# [Stated goal]
Restate the full listing word for word and leave the pictures out.

# [Given material]
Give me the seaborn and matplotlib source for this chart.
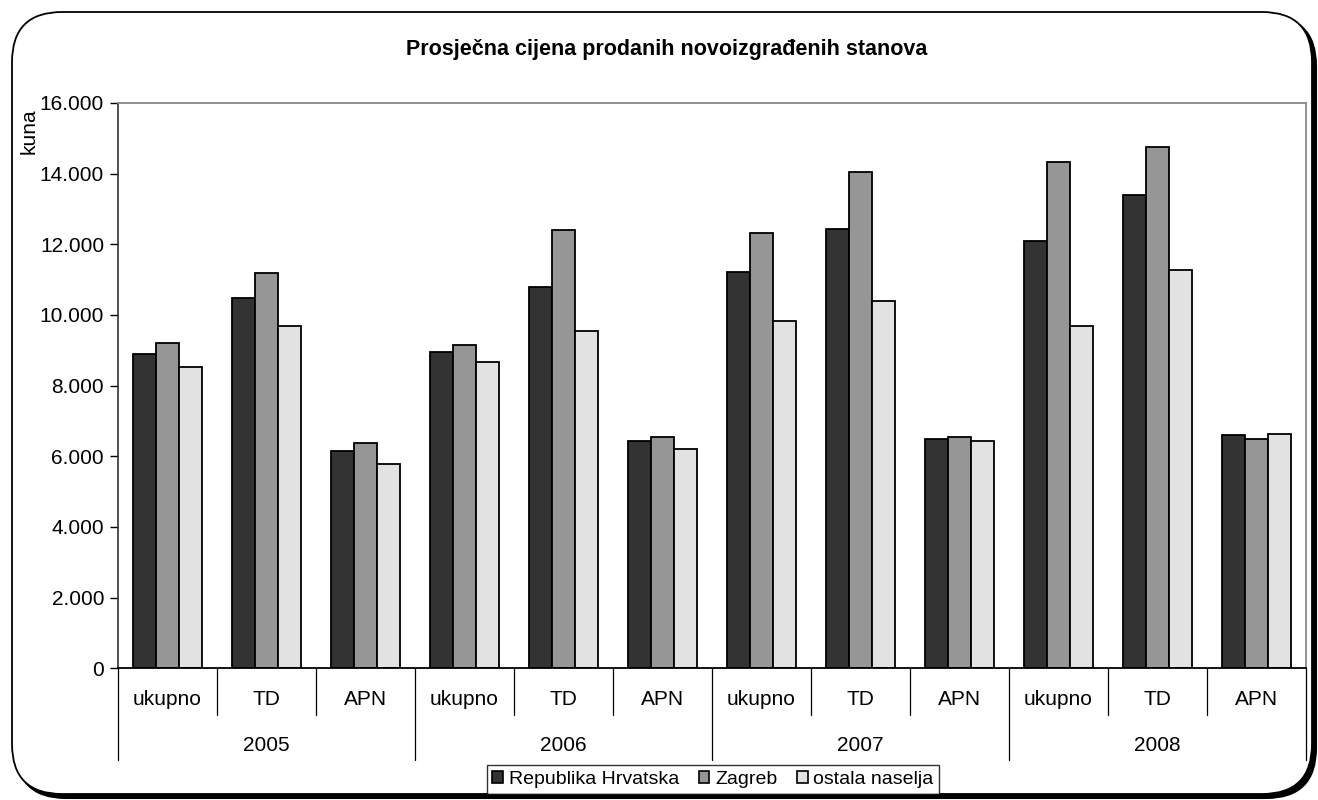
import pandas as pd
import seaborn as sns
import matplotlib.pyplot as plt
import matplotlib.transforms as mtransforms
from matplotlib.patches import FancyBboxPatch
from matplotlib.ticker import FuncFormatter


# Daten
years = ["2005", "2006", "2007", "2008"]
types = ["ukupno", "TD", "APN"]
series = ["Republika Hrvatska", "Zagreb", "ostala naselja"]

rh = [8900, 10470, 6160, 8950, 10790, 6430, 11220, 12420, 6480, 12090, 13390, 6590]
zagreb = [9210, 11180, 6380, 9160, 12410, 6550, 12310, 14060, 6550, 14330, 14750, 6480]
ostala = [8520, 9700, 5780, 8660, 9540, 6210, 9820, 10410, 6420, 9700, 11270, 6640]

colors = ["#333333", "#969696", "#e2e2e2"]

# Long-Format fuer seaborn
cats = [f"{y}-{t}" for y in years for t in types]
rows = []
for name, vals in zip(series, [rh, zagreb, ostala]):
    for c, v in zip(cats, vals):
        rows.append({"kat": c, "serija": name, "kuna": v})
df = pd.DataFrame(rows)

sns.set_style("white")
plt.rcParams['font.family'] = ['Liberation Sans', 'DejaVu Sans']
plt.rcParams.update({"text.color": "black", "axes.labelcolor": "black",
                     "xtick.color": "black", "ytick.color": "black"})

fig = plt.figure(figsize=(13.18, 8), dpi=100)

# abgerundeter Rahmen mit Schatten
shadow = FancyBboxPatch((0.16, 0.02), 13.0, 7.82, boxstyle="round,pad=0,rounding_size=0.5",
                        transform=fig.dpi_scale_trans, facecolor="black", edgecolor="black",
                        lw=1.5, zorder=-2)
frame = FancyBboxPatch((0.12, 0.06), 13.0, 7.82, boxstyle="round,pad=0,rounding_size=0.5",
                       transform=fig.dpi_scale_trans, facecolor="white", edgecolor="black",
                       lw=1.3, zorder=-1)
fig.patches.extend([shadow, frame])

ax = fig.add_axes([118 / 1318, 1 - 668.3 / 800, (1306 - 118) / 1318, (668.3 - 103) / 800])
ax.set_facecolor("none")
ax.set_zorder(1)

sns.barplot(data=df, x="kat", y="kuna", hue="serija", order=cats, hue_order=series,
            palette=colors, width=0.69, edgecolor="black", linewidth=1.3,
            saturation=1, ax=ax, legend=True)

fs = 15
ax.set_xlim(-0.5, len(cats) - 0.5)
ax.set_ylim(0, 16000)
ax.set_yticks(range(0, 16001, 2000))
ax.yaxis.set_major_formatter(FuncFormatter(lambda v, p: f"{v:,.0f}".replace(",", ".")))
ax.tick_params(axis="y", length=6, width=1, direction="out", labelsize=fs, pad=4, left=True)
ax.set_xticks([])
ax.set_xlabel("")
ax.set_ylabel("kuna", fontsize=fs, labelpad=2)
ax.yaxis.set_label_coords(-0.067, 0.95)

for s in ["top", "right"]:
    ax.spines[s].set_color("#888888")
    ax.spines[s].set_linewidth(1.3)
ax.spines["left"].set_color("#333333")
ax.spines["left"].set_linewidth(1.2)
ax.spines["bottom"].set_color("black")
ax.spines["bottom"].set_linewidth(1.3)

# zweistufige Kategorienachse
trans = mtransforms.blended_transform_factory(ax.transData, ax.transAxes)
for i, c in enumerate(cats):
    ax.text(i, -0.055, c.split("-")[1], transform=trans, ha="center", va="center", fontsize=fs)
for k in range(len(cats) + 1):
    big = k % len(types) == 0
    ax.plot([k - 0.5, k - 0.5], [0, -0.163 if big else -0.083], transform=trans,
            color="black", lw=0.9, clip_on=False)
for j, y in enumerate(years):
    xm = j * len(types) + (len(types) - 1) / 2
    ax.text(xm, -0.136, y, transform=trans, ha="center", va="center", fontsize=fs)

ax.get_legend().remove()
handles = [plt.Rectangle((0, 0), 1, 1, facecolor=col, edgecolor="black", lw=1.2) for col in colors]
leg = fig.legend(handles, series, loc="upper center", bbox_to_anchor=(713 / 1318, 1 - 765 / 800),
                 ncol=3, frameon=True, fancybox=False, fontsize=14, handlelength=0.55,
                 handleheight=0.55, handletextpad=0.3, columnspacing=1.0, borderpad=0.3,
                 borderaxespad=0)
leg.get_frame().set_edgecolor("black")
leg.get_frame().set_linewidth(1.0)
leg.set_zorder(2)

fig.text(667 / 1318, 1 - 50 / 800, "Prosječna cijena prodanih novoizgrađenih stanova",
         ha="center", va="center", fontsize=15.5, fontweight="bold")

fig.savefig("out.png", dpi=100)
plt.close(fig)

# [Exercise response]
Give me the seaborn and matplotlib source for this chart.
import pandas as pd
import seaborn as sns
import matplotlib.pyplot as plt
import matplotlib.transforms as mtransforms
from matplotlib.patches import FancyBboxPatch
from matplotlib.ticker import FuncFormatter


# Daten
years = ["2005", "2006", "2007", "2008"]
types = ["ukupno", "TD", "APN"]
series = ["Republika Hrvatska", "Zagreb", "ostala naselja"]

rh = [8900, 10470, 6160, 8950, 10790, 6430, 11220, 12420, 6480, 12090, 13390, 6590]
zagreb = [9210, 11180, 6380, 9160, 12410, 6550, 12310, 14060, 6550, 14330, 14750, 6480]
ostala = [8520, 9700, 5780, 8660, 9540, 6210, 9820, 10410, 6420, 9700, 11270, 6640]

colors = ["#333333", "#969696", "#e2e2e2"]

# Long-Format fuer seaborn
cats = [f"{y}-{t}" for y in years for t in types]
rows = []
for name, vals in zip(series, [rh, zagreb, ostala]):
    for c, v in zip(cats, vals):
        rows.append({"kat": c, "serija": name, "kuna": v})
df = pd.DataFrame(rows)

sns.set_style("white")
plt.rcParams['font.family'] = ['Liberation Sans', 'DejaVu Sans']
plt.rcParams.update({"text.color": "black", "axes.labelcolor": "black",
                     "xtick.color": "black", "ytick.color": "black"})

fig = plt.figure(figsize=(13.18, 8), dpi=100)

# abgerundeter Rahmen mit Schatten
shadow = FancyBboxPatch((0.16, 0.02), 13.0, 7.82, boxstyle="round,pad=0,rounding_size=0.5",
                        transform=fig.dpi_scale_trans, facecolor="black", edgecolor="black",
                        lw=1.5, zorder=-2)
frame = FancyBboxPatch((0.12, 0.06), 13.0, 7.82, boxstyle="round,pad=0,rounding_size=0.5",
                       transform=fig.dpi_scale_trans, facecolor="white", edgecolor="black",
                       lw=1.3, zorder=-1)
fig.patches.extend([shadow, frame])

ax = fig.add_axes([118 / 1318, 1 - 668.3 / 800, (1306 - 118) / 1318, (668.3 - 103) / 800])
ax.set_facecolor("none")
ax.set_zorder(1)

sns.barplot(data=df, x="kat", y="kuna", hue="serija", order=cats, hue_order=series,
            palette=colors, width=0.69, edgecolor="black", linewidth=1.3,
            saturation=1, ax=ax, legend=True)

fs = 15
ax.set_xlim(-0.5, len(cats) - 0.5)
ax.set_ylim(0, 16000)
ax.set_yticks(range(0, 16001, 2000))
ax.yaxis.set_major_formatter(FuncFormatter(lambda v, p: f"{v:,.0f}".replace(",", ".")))
ax.tick_params(axis="y", length=6, width=1, direction="out", labelsize=fs, pad=4, left=True)
ax.set_xticks([])
ax.set_xlabel("")
ax.set_ylabel("kuna", fontsize=fs, labelpad=2)
ax.yaxis.set_label_coords(-0.067, 0.95)

for s in ["top", "right"]:
    ax.spines[s].set_color("#888888")
    ax.spines[s].set_linewidth(1.3)
ax.spines["left"].set_color("#333333")
ax.spines["left"].set_linewidth(1.2)
ax.spines["bottom"].set_color("black")
ax.spines["bottom"].set_linewidth(1.3)

# zweistufige Kategorienachse
trans = mtransforms.blended_transform_factory(ax.transData, ax.transAxes)
for i, c in enumerate(cats):
    ax.text(i, -0.055, c.split("-")[1], transform=trans, ha="center", va="center", fontsize=fs)
for k in range(len(cats) + 1):
    big = k % len(types) == 0
    ax.plot([k - 0.5, k - 0.5], [0, -0.163 if big else -0.083], transform=trans,
            color="black", lw=0.9, clip_on=False)
for j, y in enumerate(years):
    xm = j * len(types) + (len(types) - 1) / 2
    ax.text(xm, -0.136, y, transform=trans, ha="center", va="center", fontsize=fs)

ax.get_legend().remove()
handles = [plt.Rectangle((0, 0), 1, 1, facecolor=col, edgecolor="black", lw=1.2) for col in colors]
leg = fig.legend(handles, series, loc="upper center", bbox_to_anchor=(713 / 1318, 1 - 765 / 800),
                 ncol=3, frameon=True, fancybox=False, fontsize=14, handlelength=0.55,
                 handleheight=0.55, handletextpad=0.3, columnspacing=1.0, borderpad=0.3,
                 borderaxespad=0)
leg.get_frame().set_edgecolor("black")
leg.get_frame().set_linewidth(1.0)
leg.set_zorder(2)

fig.text(667 / 1318, 1 - 50 / 800, "Prosječna cijena prodanih novoizgrađenih stanova",
         ha="center", va="center", fontsize=15.5, fontweight="bold")

fig.savefig("out.png", dpi=100)
plt.close(fig)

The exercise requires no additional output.